As the benchmark for government securities has been set, bankers hope it will encourage primary dealers, as well as banks, to trade bonds.
They think the benchmark will help the bond market develop. They are also hopeful that it will have a positive impact on corporations and individuals.
Arequl Arefeen, head of treasury at Bank Asia, told The Business Standard there did not used to be a standard for bond trade.
He said the secondary market will now be more vibrant as the central bank has set a standard, adding that individuals who have high income and corporations will also be interested in investing in bonds.
"The maximum limit on the amount you can invest in sanchayapatras is Tk50 lakh, but there are many investors who want to invest more than that," said Arequl.
But it is not possible to directly invest in government bonds as an individual, he said.
"An investor has to invest in bonds through banks. In that case, banks act on behalf of the investor in the trade of bonds," he added.
The central bank on Monday issued a circular on determining benchmark treasury bonds, from existing treasury bonds of different terms, in order to develop the government securities market.
The bonds have been divided into six classes and 30 bonds have been selected as benchmark bonds from each class. All primary dealers have been instructed to determine the secondary market-based yield by increasing the trade of bonds.

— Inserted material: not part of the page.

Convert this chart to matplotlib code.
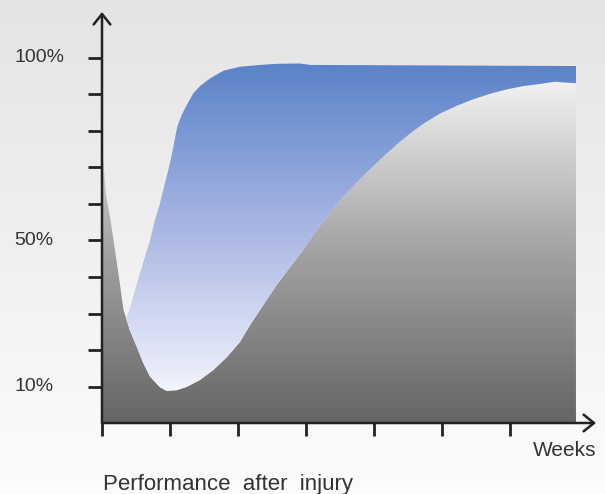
import numpy as np
import matplotlib.pyplot as plt
from matplotlib.colors import LinearSegmentedColormap
from matplotlib.patches import Polygon

plt.rcParams['font.family'] = ['Liberation Sans', 'DejaVu Sans']

# lower curve: baseline performance (weeks, %)
weeks_low = [0.007, 0.059, 0.118, 0.191, 0.265, 0.316, 0.412, 0.510, 0.607,
             0.706, 0.853, 0.951, 1.099, 1.246, 1.441, 1.637, 1.834, 2.029,
             2.176, 2.372, 2.569, 2.765, 2.960, 3.157, 3.353, 3.549, 3.745,
             3.941, 4.137, 4.334, 4.529, 4.725, 4.971, 5.216, 5.460, 5.706,
             5.951, 6.196, 6.441, 6.662, 6.784, 6.970]
perf_low = [74.8, 62.5, 56.4, 47.4, 37.8, 31.0, 25.3, 20.9, 16.4,
            12.7, 9.8, 8.8, 9.0, 9.9, 11.8, 14.5, 18.0, 22.2,
            26.8, 32.3, 37.8, 42.7, 47.4, 52.9, 57.5, 62.0, 65.9,
            69.5, 73.0, 76.3, 79.3, 82.0, 84.8, 86.9, 88.7, 90.2,
            91.4, 92.3, 92.9, 93.5, 93.3, 93.1]

# upper curve: performance with treatment
weeks_high = [0.353, 0.412, 0.485, 0.559, 0.632, 0.706, 0.779, 0.853, 0.926,
              1.000, 1.059, 1.107, 1.172, 1.246, 1.343, 1.441, 1.588, 1.784,
              2.029, 2.324, 2.569, 2.912, 3.060, 6.970]
perf_high = [28.6, 31.4, 36.4, 41.0, 45.6, 50.1, 55.6, 60.2, 65.7,
             71.2, 76.6, 81.2, 84.4, 87.1, 90.3, 92.3, 94.4, 96.5,
             97.6, 98.1, 98.4, 98.5, 98.1, 97.8]

x_ticks = [0, 1, 2, 3, 4, 5, 6]
y_ticks = [10, 20, 30, 40, 50, 60, 70, 80, 90, 100]
y_labels = {10: '10%', 50: '50%', 100: '100%'}

W, H = 605, 494
fig = plt.figure(figsize=(W / 100, H / 100), dpi=100)

# soft grey page background
bg = fig.add_axes([0, 0, 1, 1])
bg_cmap = LinearSegmentedColormap.from_list('bg', ['#fcfcfc', '#e4e4e4'])
bg.imshow(np.linspace(0, 1, 256).reshape(-1, 1), cmap=bg_cmap, aspect='auto',
          origin='lower', extent=[0, 1, 0, 1])
bg.set_xlim(0, 1)
bg.set_ylim(0, 1)
bg.axis('off')

px_w, px_h = 68.0, 3.65   # pixels per week, pixels per percent
x0, y0 = 102, 423
ax = fig.add_axes([x0 / W, (H - y0) / H, (596 - x0) / W, (y0 - 12) / H])
ax.patch.set_alpha(0)
for s in ax.spines.values():
    s.set_visible(False)

xmax = weeks_low[-1]

# grey area under the lower curve
grey_pts = list(zip(weeks_low, perf_low)) + [(weeks_low[-1], 0), (weeks_low[0], 0)]
grey_poly = Polygon(grey_pts, closed=True, facecolor='none', edgecolor='none')
ax.add_patch(grey_poly)
grey_cmap = LinearSegmentedColormap.from_list('g', ['#656565', '#a3a3a3', '#f4f4f4'])
im = ax.imshow(np.linspace(0, 1, 256).reshape(-1, 1), cmap=grey_cmap, aspect='auto',
               origin='lower', extent=[0, xmax, 0, 95], interpolation='bilinear')
im.set_clip_path(grey_poly)

# blue area between the curves
start = weeks_high[0]
low_part = [(w, p) for w, p in zip(weeks_low, perf_low) if w > start]
blue_pts = list(zip(weeks_high, perf_high)) + low_part[::-1]
blue_poly = Polygon(blue_pts, closed=True, facecolor='none', edgecolor='none')
ax.add_patch(blue_poly)
blue_cmap = LinearSegmentedColormap.from_list('b', ['#f3f5fd', '#a9b6e3', '#5882c8'])
im2 = ax.imshow(np.linspace(0, 1, 256).reshape(-1, 1), cmap=blue_cmap, aspect='auto',
                origin='lower', extent=[0, xmax, 8, 99], interpolation='bilinear')
im2.set_clip_path(blue_poly)

ax.set_xlim(0, (596 - x0) / px_w)
ax.set_ylim(0, (y0 - 12) / px_h)

# axes with open arrow heads
arrow = dict(arrowstyle='->,head_length=0.75,head_width=0.6', lw=1.8,
             color='#222222', shrinkA=0, shrinkB=0)
ax.annotate('', xy=((596 - x0) / px_w, 0), xytext=(0, 0), arrowprops=arrow,
            annotation_clip=False)
ax.annotate('', xy=(0, (y0 - 12) / px_h), xytext=(0, 0), arrowprops=arrow,
            annotation_clip=False)

ax.set_xticks(x_ticks)
ax.set_yticks(y_ticks)
ax.set_xticklabels([])
ax.set_yticklabels([])
ax.tick_params(axis='x', direction='out', length=9, width=2, color='#222222')
ax.tick_params(axis='y', direction='out', length=10, width=2, color='#222222')

for v, lab in y_labels.items():
    fig.text(14 / W, (H - (y0 - v * px_h)) / H, lab, ha='left', va='center',
             fontsize=14, color='#333333')

fig.text(533 / W, (H - 450) / H, 'Weeks', ha='left', va='center',
         fontsize=15, color='#333333')
fig.text(103 / W, (H - 490) / H, 'Performance  after  injury', ha='left',
         va='baseline', fontsize=16, color='#333333')

fig.savefig('out.png', dpi=100)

The central bank sources said banks, in the past, would not have a clear idea about the bond trade market in advance as there was no specific benchmark. Now they will have a clear idea about 30 bonds.

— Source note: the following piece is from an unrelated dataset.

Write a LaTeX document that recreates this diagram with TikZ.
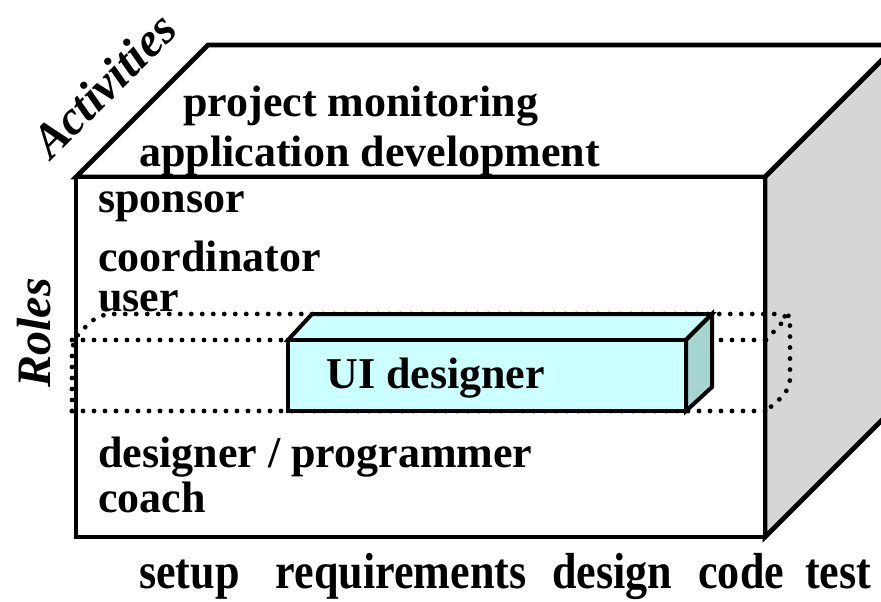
\documentclass[tikz,border=0pt]{standalone}
\usepackage{fontspec}
\setmainfont{Liberation Serif}
\begin{document}
\begin{tikzpicture}[x=0.75pt,y=-0.75pt,
  boxline/.style={draw=black,line width=3.6pt,line join=miter},
  cyanline/.style={draw=black,line width=3pt,line join=miter},
  dotline/.style={draw=black,line width=3.6pt,line cap=round,dash pattern=on 0pt off 8.25pt},
  lbl/.style={inner sep=0pt,font=\fontsize{33}{39}\selectfont\bfseries},
  axislbl/.style={inner sep=0pt,font=\fontsize{36}{42}\selectfont\bfseries\itshape},
  phaselbl/.style={inner sep=0pt,font=\fontsize{38}{44}\selectfont\bfseries}]
\definecolor{sidegray}{HTML}{D6D6D6}
\definecolor{cyanfront}{HTML}{CCFFFF}
\definecolor{cyanside}{HTML}{A6D6D2}
\useasboundingbox (0,0) rectangle (881,602);
\fill[white] (0,0) rectangle (881,602);
\begin{scope}
\clip (0,0) rectangle (881,602);
\draw[boxline,fill=white] (76,177) -- (208,45) -- (897,45) -- (765,177) -- cycle;
\draw[boxline,fill=sidegray] (765,177) -- (897,45) -- (897,405) -- (765,537) -- cycle;
\draw[boxline,fill=white] (76,177) rectangle (765,537);
\end{scope}
% activities
\node[lbl,anchor=base west] (pm) at (183,117) {project monitoring};
\node[lbl,anchor=base west] (ad) at (139,167) {application development};
% roles
\node[lbl,anchor=base west] (sp) at (98,213) {sponsor};
\node[lbl,anchor=base west] (co) at (98,272) {coordinator};
\node[lbl,anchor=base west] (us) at (98,311) {user};
\node[lbl,anchor=base west] (dp) at (98,467) {designer / programmer};
\node[lbl,anchor=base west] (ch) at (98,512) {coach};
% dotted role slab
\draw[dotline,rounded corners=9pt] (72,411) -- (72,340) -- (99,314) -- (790,314) -- (790,390) -- (766,411);
\draw[dotline] (72,340) -- (766,340);
\draw[dotline] (72,411) -- (766,411);
\draw[dotline] (766,340) -- (790,314);
% UI designer block
\draw[cyanline,fill=cyanfront] (288,340) -- (312,314) -- (712,314) -- (686,340) -- cycle;
\draw[cyanline,fill=cyanside] (686,340) -- (712,314) -- (712,387) -- (686,411) -- cycle;
\draw[cyanline,fill=cyanfront] (288,340) rectangle (686,411);
\node[lbl,anchor=base west] (ui) at (326,388) {UI designer};
% axis labels
\node[axislbl,anchor=base,rotate=90] (roles) at (50,333) {Roles};
\node[axislbl,anchor=base west,rotate=45] (acts) at (51,161) {Activities};
\node[phaselbl,anchor=base west] (phases) at (139,588) {\scalebox{0.87}[1]{setup\hspace{0.57em} requirements\hspace{0.34em} design\hspace{0.34em} code\hspace{0.23em} test}};
\end{tikzpicture}
\end{document}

This, the Bangladesh Bank thinks, will develop the market.
The head of treasury of a bank, who did not want to be named, agreed with the central bank's view. He told The Business Standard the new circular would make the primary dealers more active.
"Those who buy government bonds and trade those through banks are called primary dealers. There are almost 20 of them at present," he said.

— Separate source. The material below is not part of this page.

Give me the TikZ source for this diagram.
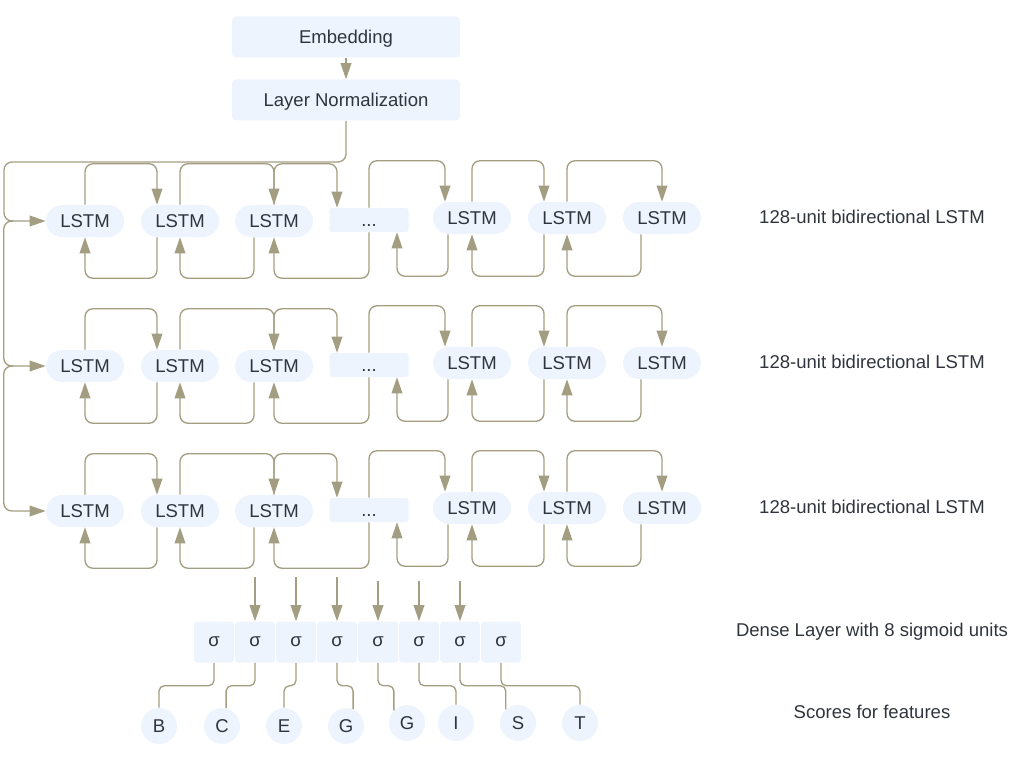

The banker said primary dealers were in no rush in the past to be involved in the bond market.
"Now that the benchmark has been set for 30 bonds, they will be interested. This will help make the market vibrant," he added.
He further said the new circular requires primary dealers to reveal in advance the price at which they will trade the bond, which will increase the participation of buying banks in the bond market.
But the banker is doubtful about the effectiveness of the coupon rates set for the six classes of bonds. He thinks market demand will determine this rate.
In the central bank circular, 30 bonds, with terms ranging between two years and 20 years, have been benchmarked under six classes. Their coupon rates have been set between 5.5% and 10.5%.
The outstanding amount of treasury bills and bonds in Bangladesh is now around Tk3 trillion. It had already crossed Tk450 billion in the first four months of the current fiscal year, said an official of the central bank.